▸ What to do:
For the copy, please give all of the data again exactly and leave the pictures out.

======

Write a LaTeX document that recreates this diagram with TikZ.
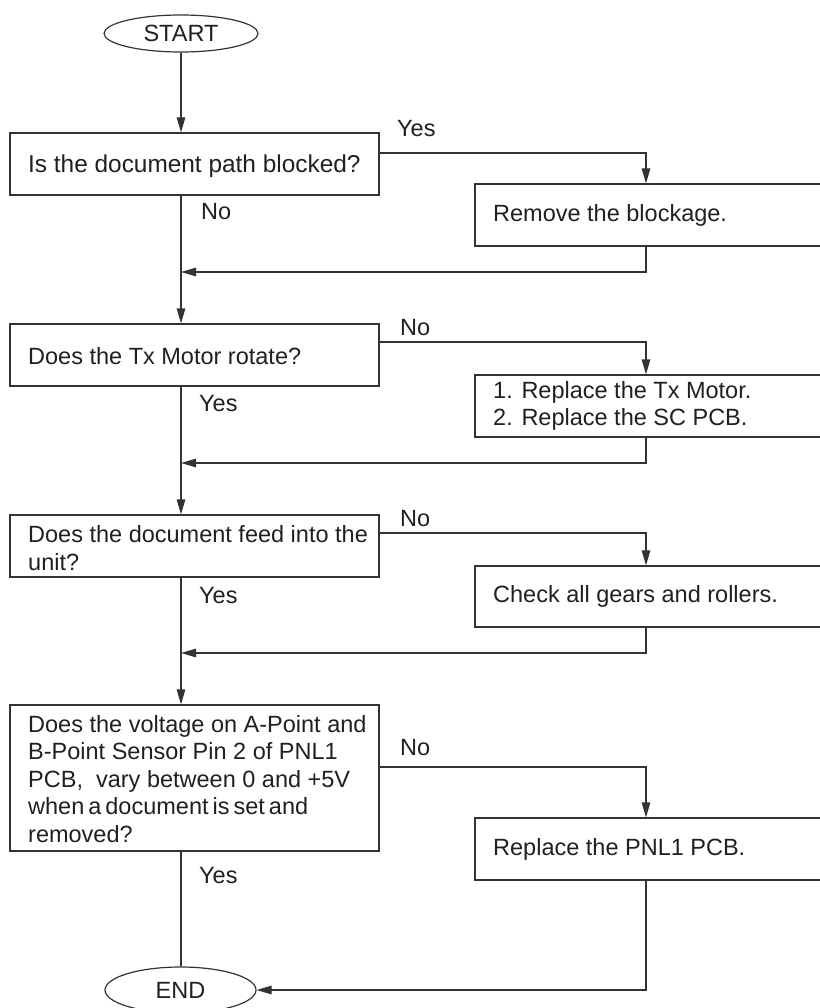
\documentclass[tikz,border=0pt]{standalone}
\usepackage{fontspec}
\setmainfont{Liberation Sans}
\usetikzlibrary{shapes.geometric,arrows.meta}
\definecolor{ink}{HTML}{231F20}
\definecolor{wire}{HTML}{333333}
\begin{document}
\begin{tikzpicture}[x=1pt,y=-1pt,
  font=\fontsize{23.5}{27.5}\selectfont, text=ink,
  box/.style={draw=wire, line width=1.2pt, rectangle, inner sep=0pt},
  terminal/.style={draw=wire, line width=1.2pt, ellipse, inner sep=0pt},
  txt/.style={anchor=west, align=left, inner sep=0pt},
  lbl/.style={anchor=west, inner sep=0pt},
  wireline/.style={draw=wire, line width=1.2pt},
  arr/.style={wireline, -{Triangle[length=15pt,width=8.5pt]}}]
\useasboundingbox (0,0) rectangle (819,1008);

% terminals
\node[terminal, minimum width=154pt, minimum height=37pt] (start) at (181,33.5) {START};
\node[terminal, minimum width=151pt, minimum height=46pt] (end) at (180.5,990) {END};

% left (decision) boxes
\node[box, minimum width=369pt, minimum height=62pt] (b1) at (194.5,164) {};
\node[box, minimum width=369pt, minimum height=62pt] (b3) at (194.5,355) {};
\node[box, minimum width=369pt, minimum height=62pt] (b5) at (194.5,546) {};
\node[box, minimum width=369pt, minimum height=146pt] (b7) at (194.5,778) {};

% right (action) boxes, running off the right edge
\node[box, minimum width=360pt, minimum height=62pt] (b2) at (655,215) {};
\node[box, minimum width=360pt, minimum height=62pt] (b4) at (655,406) {};
\node[box, minimum width=360pt, minimum height=61pt] (b6) at (655,596.5) {};
\node[box, minimum width=360pt, minimum height=62pt] (b8) at (655,849) {};

% texts
\node[txt, font=\fontsize{24.4}{28}\selectfont] (t1) at (28,166) {Is the document path blocked?};
\node[txt] (t3) at (28,356) {Does the Tx Motor rotate?};
\node[txt] (t5) at (28,548) {Does the document feed into the\\unit?};
\node[txt] (t7) at (28,779) {Does the voltage on A-Point and\\B-Point Sensor Pin 2 of PNL1\\PCB,\ \ vary between 0 and +5V\\{\spaceskip=4pt\relax when a document is set and}\\removed?};
\node[txt] (t2) at (493,215) {Remove the blockage.};
\node[txt] (t4) at (493,406) {1. Replace the Tx Motor.\\2. Replace the SC PCB.};
\node[txt] (t6) at (493,596) {Check all gears and rollers.};
\node[txt] (t8) at (493,849) {Replace the PNL1 PCB.};

% branch labels
\node[lbl] (y1) at (397,129) {Yes};
\node[lbl] (n1) at (201,212) {No};
\node[lbl] (n3) at (400,328) {No};
\node[lbl] (y3) at (199,404) {Yes};
\node[lbl] (n5) at (400,519) {No};
\node[lbl] (y5) at (199,596) {Yes};
\node[lbl] (n7) at (400,748) {No};
\node[lbl] (y7) at (199,876) {Yes};

% junction coordinates
\coordinate (j1) at (646,153);
\coordinate (r1) at (646,272);
\coordinate (j3) at (646,342);
\coordinate (r3) at (646,463);
\coordinate (j5) at (646,533);
\coordinate (r5) at (646,653);
\coordinate (j7) at (646,767);

% main spine
\draw[arr] (start.south) -- (start.south |- b1.north);
\draw[arr] (start.south |- b1.south) -- (start.south |- b3.north);
\draw[arr] (start.south |- b3.south) -- (start.south |- b5.north);
\draw[arr] (start.south |- b5.south) -- (start.south |- b7.north);
\draw[wireline] (start.south |- b7.south) -- (start.south |- end.north);

% side branches
\draw[arr] (b1.east |- j1) -- (j1) -- (j1 |- b2.north);
\draw[arr] (r1 |- b2.south) -- (r1) -- (start.south |- r1);
\draw[arr] (b3.east |- j3) -- (j3) -- (j3 |- b4.north);
\draw[arr] (r3 |- b4.south) -- (r3) -- (start.south |- r3);
\draw[arr] (b5.east |- j5) -- (j5) -- (j5 |- b6.north);
\draw[arr] (r5 |- b6.south) -- (r5) -- (start.south |- r5);
\draw[arr] (b7.east |- j7) -- (j7) -- (j7 |- b8.north);
\draw[arr] (j7 |- b8.south) -- (j7 |- end.east) -- (end.east);
\end{tikzpicture}
\end{document}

======

▸ Written solution:
Write a LaTeX document that recreates this diagram with TikZ.
\documentclass[tikz,border=0pt]{standalone}
\usepackage{fontspec}
\setmainfont{Liberation Sans}
\usetikzlibrary{shapes.geometric,arrows.meta}
\definecolor{ink}{HTML}{231F20}
\definecolor{wire}{HTML}{333333}
\begin{document}
\begin{tikzpicture}[x=1pt,y=-1pt,
  font=\fontsize{23.5}{27.5}\selectfont, text=ink,
  box/.style={draw=wire, line width=1.2pt, rectangle, inner sep=0pt},
  terminal/.style={draw=wire, line width=1.2pt, ellipse, inner sep=0pt},
  txt/.style={anchor=west, align=left, inner sep=0pt},
  lbl/.style={anchor=west, inner sep=0pt},
  wireline/.style={draw=wire, line width=1.2pt},
  arr/.style={wireline, -{Triangle[length=15pt,width=8.5pt]}}]
\useasboundingbox (0,0) rectangle (819,1008);

% terminals
\node[terminal, minimum width=154pt, minimum height=37pt] (start) at (181,33.5) {START};
\node[terminal, minimum width=151pt, minimum height=46pt] (end) at (180.5,990) {END};

% left (decision) boxes
\node[box, minimum width=369pt, minimum height=62pt] (b1) at (194.5,164) {};
\node[box, minimum width=369pt, minimum height=62pt] (b3) at (194.5,355) {};
\node[box, minimum width=369pt, minimum height=62pt] (b5) at (194.5,546) {};
\node[box, minimum width=369pt, minimum height=146pt] (b7) at (194.5,778) {};

% right (action) boxes, running off the right edge
\node[box, minimum width=360pt, minimum height=62pt] (b2) at (655,215) {};
\node[box, minimum width=360pt, minimum height=62pt] (b4) at (655,406) {};
\node[box, minimum width=360pt, minimum height=61pt] (b6) at (655,596.5) {};
\node[box, minimum width=360pt, minimum height=62pt] (b8) at (655,849) {};

% texts
\node[txt, font=\fontsize{24.4}{28}\selectfont] (t1) at (28,166) {Is the document path blocked?};
\node[txt] (t3) at (28,356) {Does the Tx Motor rotate?};
\node[txt] (t5) at (28,548) {Does the document feed into the\\unit?};
\node[txt] (t7) at (28,779) {Does the voltage on A-Point and\\B-Point Sensor Pin 2 of PNL1\\PCB,\ \ vary between 0 and +5V\\{\spaceskip=4pt\relax when a document is set and}\\removed?};
\node[txt] (t2) at (493,215) {Remove the blockage.};
\node[txt] (t4) at (493,406) {1. Replace the Tx Motor.\\2. Replace the SC PCB.};
\node[txt] (t6) at (493,596) {Check all gears and rollers.};
\node[txt] (t8) at (493,849) {Replace the PNL1 PCB.};

% branch labels
\node[lbl] (y1) at (397,129) {Yes};
\node[lbl] (n1) at (201,212) {No};
\node[lbl] (n3) at (400,328) {No};
\node[lbl] (y3) at (199,404) {Yes};
\node[lbl] (n5) at (400,519) {No};
\node[lbl] (y5) at (199,596) {Yes};
\node[lbl] (n7) at (400,748) {No};
\node[lbl] (y7) at (199,876) {Yes};

% junction coordinates
\coordinate (j1) at (646,153);
\coordinate (r1) at (646,272);
\coordinate (j3) at (646,342);
\coordinate (r3) at (646,463);
\coordinate (j5) at (646,533);
\coordinate (r5) at (646,653);
\coordinate (j7) at (646,767);

% main spine
\draw[arr] (start.south) -- (start.south |- b1.north);
\draw[arr] (start.south |- b1.south) -- (start.south |- b3.north);
\draw[arr] (start.south |- b3.south) -- (start.south |- b5.north);
\draw[arr] (start.south |- b5.south) -- (start.south |- b7.north);
\draw[wireline] (start.south |- b7.south) -- (start.south |- end.north);

% side branches
\draw[arr] (b1.east |- j1) -- (j1) -- (j1 |- b2.north);
\draw[arr] (r1 |- b2.south) -- (r1) -- (start.south |- r1);
\draw[arr] (b3.east |- j3) -- (j3) -- (j3 |- b4.north);
\draw[arr] (r3 |- b4.south) -- (r3) -- (start.south |- r3);
\draw[arr] (b5.east |- j5) -- (j5) -- (j5 |- b6.north);
\draw[arr] (r5 |- b6.south) -- (r5) -- (start.south |- r5);
\draw[arr] (b7.east |- j7) -- (j7) -- (j7 |- b8.north);
\draw[arr] (j7 |- b8.south) -- (j7 |- end.east) -- (end.east);
\end{tikzpicture}
\end{document}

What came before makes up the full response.